Abbiamo avuto troppi episodi di forze dell’ordine che hanno rivelano tracce di collusione fino al punto che sono stati carabinieri a organizzare la trappola anti-Marrazzo e nessuno si è interrogato su come veniva diretta quella caserma dell’Arma, cioè con quali controlli e con quale professionalità.

Il primo punto da affrontare, parlo a Marino, è che Roma non può essere considerata dal punto di vista militare una città qualsiasi. Non ci sono solo i presidi strategici, cioè i luoghi del potere visibile, da controllare e difendere, ma c’è un tessuto urbano che sente il bisogno di una presenza capillare, dissuasiva, robusta. Il nuovo sindaco non deve avere paura di chiedere più forze dell’ordine da mettere sul territorio. Una città più controllata è più libera.
L’altra grande questione di Roma, e non solo di Roma ma a Roma diventa esplosiva, è la sua gigantesca periferia. Fuori dal centro storico e dai quartieri della buona borghesia, è tutta periferia, sono tutti casermoni, siamo in presenza di un melting pot confuso e spesso non accettato dai residenti. Spesso le organizzazioni del volontariato, cattoliche in particolare, e quelle sportive, penso al nugolo di piccole squadre di calcio di bambini, svolgono un ruolo eccezionale. Ma è troppo poco. Marino vuole bloccare i Fori imperiali al traffico? Credo che sia una stupidaggine.
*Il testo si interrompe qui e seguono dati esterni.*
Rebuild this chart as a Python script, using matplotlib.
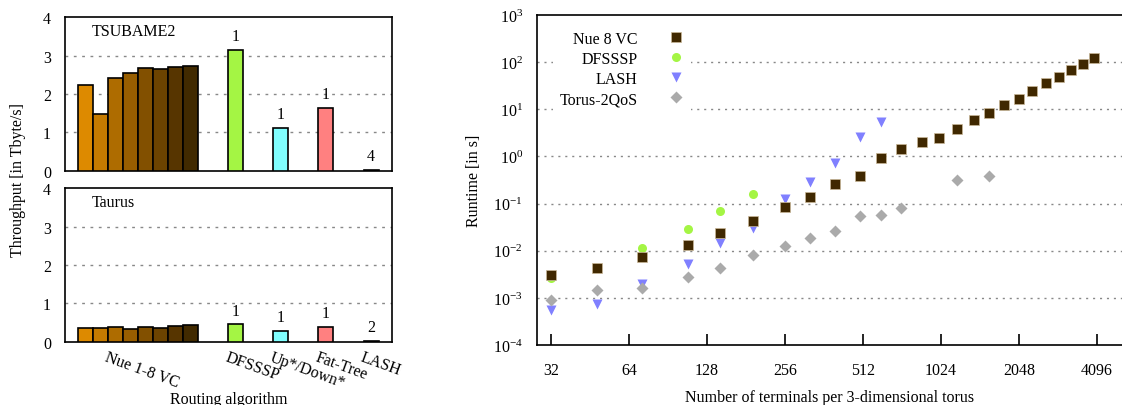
import numpy as np
import matplotlib
matplotlib.use("Agg")
from matplotlib import pyplot as plt
from matplotlib.ticker import LogLocator, LogFormatterSciNotation, NullLocator

plt.rcParams["font.family"] = ["Liberation Serif", "DejaVu Serif"]
plt.rcParams["mathtext.fontset"] = "custom"
plt.rcParams["mathtext.rm"] = "Liberation Serif"
plt.rcParams["mathtext.it"] = "Liberation Serif:italic"
plt.rcParams["font.size"] = 11.5

# =============================================================================
# data
# =============================================================================

# left: throughput per routing algorithm (Tbyte/s)
nue_vcs = ["1", "2", "3", "4", "5", "6", "7", "8"]
tsubame_nue = [2.24, 1.47, 2.43, 2.56, 2.68, 2.66, 2.71, 2.72]
taurus_nue = [0.365, 0.35, 0.39, 0.34, 0.38, 0.35, 0.42, 0.44]

other_algos = ["DFSSSP", "Up*/Down*", "Fat-Tree", "LASH"]
tsubame_other = [3.16, 1.12, 1.63, 0.03]
taurus_other = [0.45, 0.29, 0.38, 0.03]
tsubame_counts = ["1", "1", "1", "4"]
taurus_counts = ["1", "1", "1", "2"]

# right: runtime vs. number of terminals
terminals = [32, 48, 72, 108, 144, 192, 256, 320, 400, 500, 600, 720, 864,
             1008, 1176, 1372, 1568, 1792, 2048, 2304, 2592, 2916, 3240,
             3600, 4000]
rt_nue = [0.0031, 0.0042, 0.0072, 0.0132, 0.0237, 0.043, 0.083, 0.139,
          0.266, 0.385, 0.93, 1.46, 2.02, 2.5, 3.87, 5.9, 8.5, 12.4, 16.9,
          24.9, 35.5, 47.5, 68.0, 91.0, 120.0]
rt_dfsssp = [0.0027, 0.0042, 0.0114, 0.029, 0.070, 0.163]
rt_lash = [0.00054, 0.00075, 0.0020, 0.0051, 0.0146, 0.031, 0.124, 0.28,
           0.74, 2.6, 5.3]
terminals_torus = [32, 48, 72, 108, 144, 192, 256, 320, 400, 500, 600, 720,
                   1176, 1568]
rt_torus = [0.00091, 0.00148, 0.00163, 0.0028, 0.0042, 0.0081, 0.0124,
            0.0186, 0.0258, 0.055, 0.057, 0.080, 0.31, 0.385]

xticks_right = [32, 64, 128, 256, 512, 1024, 2048, 4096]

# =============================================================================
# plot
# =============================================================================

nue_colors = ["#dd8a00", "#c67b00", "#ae6c00", "#985e00",
              "#825000", "#6c4300", "#573500", "#412a00"]
other_colors = ["#a4f544", "#80ffff", "#ff8080", "#1a1a5e"]

fig = plt.figure(figsize=(11.22, 4.06), dpi=100)

ax_top = fig.add_axes([0.0579, 0.5771, 0.2915, 0.3778])
ax_bot = fig.add_axes([0.0579, 0.1559, 0.2915, 0.3778])
ax_r = fig.add_axes([0.4783, 0.1478, 0.5217, 0.8128])

nue_pos = np.arange(len(nue_vcs))
other_pos = np.array([10, 13, 16, 19])

for ax, nue_vals, oth_vals, counts, title in [
    (ax_top, tsubame_nue, tsubame_other, tsubame_counts, "TSUBAME2"),
    (ax_bot, taurus_nue, taurus_other, taurus_counts, "Taurus"),
]:
    ax.bar(nue_pos, nue_vals, width=1.0, color=nue_colors,
           edgecolor="black", linewidth=1.2, zorder=3)
    ax.bar(other_pos, oth_vals, width=1.0, color=other_colors,
           edgecolor="black", linewidth=1.2, zorder=3)
    for xp, v, c in zip(other_pos, oth_vals, counts):
        ax.annotate(c, (xp, v), xytext=(0, 10), textcoords="offset points",
                    ha="center", va="center", zorder=4)
    ax.set_xlim(-1.39, 20.4)
    ax.set_ylim(0, 4)
    ax.set_yticks([0, 1, 2, 3, 4])
    ax.tick_params(axis="y", length=0, pad=10)
    ax.tick_params(axis="x", length=0)
    for yg in [1, 2, 3]:
        ax.axhline(yg, color="#888888", lw=1.0, ls=(0, (2, 4)), zorder=1)
    ax.text(0.082, 0.91, title, transform=ax.transAxes, ha="left",
            va="center")
    for s in ax.spines.values():
        s.set_linewidth(1.2)

ax_top.set_xticks([])
ax_bot.set_xticks(np.concatenate([[1.48], other_pos - 0.5]))
ax_bot.set_xticklabels(["Nue 1-8 VC"] + other_algos, rotation=-20,
                       ha="left", va="top", rotation_mode="anchor")
ax_bot.tick_params(axis="x", pad=5)
ax_bot.set_xlabel("Routing algorithm", labelpad=0)
fig.text(0.016, 0.556, "Throughput [in Tbyte/s]", rotation=90,
         ha="center", va="center")

# right: runtime scatter
ax_r.set_xscale("log", base=2)
ax_r.set_yscale("log")
ax_r.plot(terminals, rt_nue, ls="none", marker="s", ms=6.5,
          color="#402800", mec="#c9b898", mew=0.5, label="Nue 8 VC", zorder=5)
ax_r.plot(terminals[:len(rt_dfsssp)], rt_dfsssp, ls="none", marker="o",
          ms=6.5, color="#a4f544", mec="none", label="DFSSSP", zorder=4)
ax_r.plot(terminals[:len(rt_lash)], rt_lash, ls="none", marker="v",
          ms=7.5, color="#8080ff", mec="none", label="LASH", zorder=4)
ax_r.plot(terminals_torus, rt_torus, ls="none", marker="D", ms=6,
          color="#aaaaaa", mec="none", label="Torus-2QoS", zorder=4)

ax_r.set_xlim(2 ** 4.817, 2 ** 12.32)
ax_r.set_ylim(1e-4, 1e3)
ax_r.set_xticks(xticks_right)
ax_r.set_xticklabels([str(v) for v in xticks_right])
ax_r.xaxis.set_minor_locator(NullLocator())
ax_r.yaxis.set_major_locator(LogLocator(base=10, numticks=20))
ax_r.yaxis.set_major_formatter(LogFormatterSciNotation())
ax_r.yaxis.set_minor_locator(NullLocator())
ax_r.tick_params(axis="x", direction="in", length=8, width=1.2, pad=12)
ax_r.tick_params(axis="y", length=0, pad=10)
for yg in [1e-3, 1e-2, 1e-1, 1e0, 1e1, 1e2]:
    ax_r.axhline(yg, color="#888888", lw=1.0, ls=(0, (1.5, 3.5)), zorder=1)
for s in ax_r.spines.values():
    s.set_linewidth(1.2)
ax_r.spines["right"].set_visible(False)
ax_r.set_xlabel("Number of terminals per 3-dimensional torus", labelpad=8)
ax_r.set_ylabel("Runtime [in s]", labelpad=8)

leg = ax_r.legend(loc="upper left", bbox_to_anchor=(0.015, 0.995),
                  markerfirst=False, frameon=True, fancybox=False,
                  edgecolor="none", framealpha=1.0, handletextpad=1.9,
                  labelspacing=0.25, borderpad=0.4, handlelength=1.0)
leg.set_zorder(6)

plt.savefig("out.png", dpi=100)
I suoi primi atti di governo dovrebbero guardare a come arricchire le periferie di luoghi di socializzazione, a come creare un cultura dello stare assieme che possa rendere isolabile quella cultura violenta, quella cultura del farsi giustizia da sé che sembra prevalere. Se non fanno questo le circoscrizioni a che servono?

Roma convive con una immigrazione ormai massiccia. Vi sono comunità molto integrate, anche se spesso sono più integrate proprio quando rifiutano l’assimilazione, e altre meno. Su questi temi serve meno retorica e più inclusione. Una inclusione che sia severa, che scacci chi si mette fuori dalle regole ma che sappia convivere con altre culture, religioni e sensibilità. Roma non ha bisogno di un sindaco efficiente.
L’onestà e l’efficienza sono un pre-requisito, non una qualità aggiunta. Roma ha bisogno di un sindaco che la ami, che sappia percorrere le sue periferie, sanare i suoi piccoli mali in attesa di guarire quelli grandi, che sappia ispirare una cultura della città che negli anni si è smarrita.
Roma e i romani, quelli vecchi e quelli nuovi, devono imparare ad amarsi. Il sindaco deve essere sceriffo, predicatore, guaritore. Marino non dia retta a chi vorrà suggerirgli una nuova città-spettacolo, nuove tribuni o palcoscenici mondiali. Pensi alla sostanza. Pensi che San Basilio dovrà metter altre forze dell’ordine pretendendole dal governo, dovrà chiedere alla circoscrizione di occuparsi di quelle aree del quartiere dove è partita la violenza e cova il sentimento di vendetta.
Un grande sindaco di New York, Rudolph Giuliani, impostò il suo successo con un’azione di contrasto alla criminalità che fece epoca. Marino lo prenda come modello e ci metta un po’ della sua umanità. A Roma questo serve. Di sindaci che aspirano a ruoli nazionali ce ne sono stati già troppi.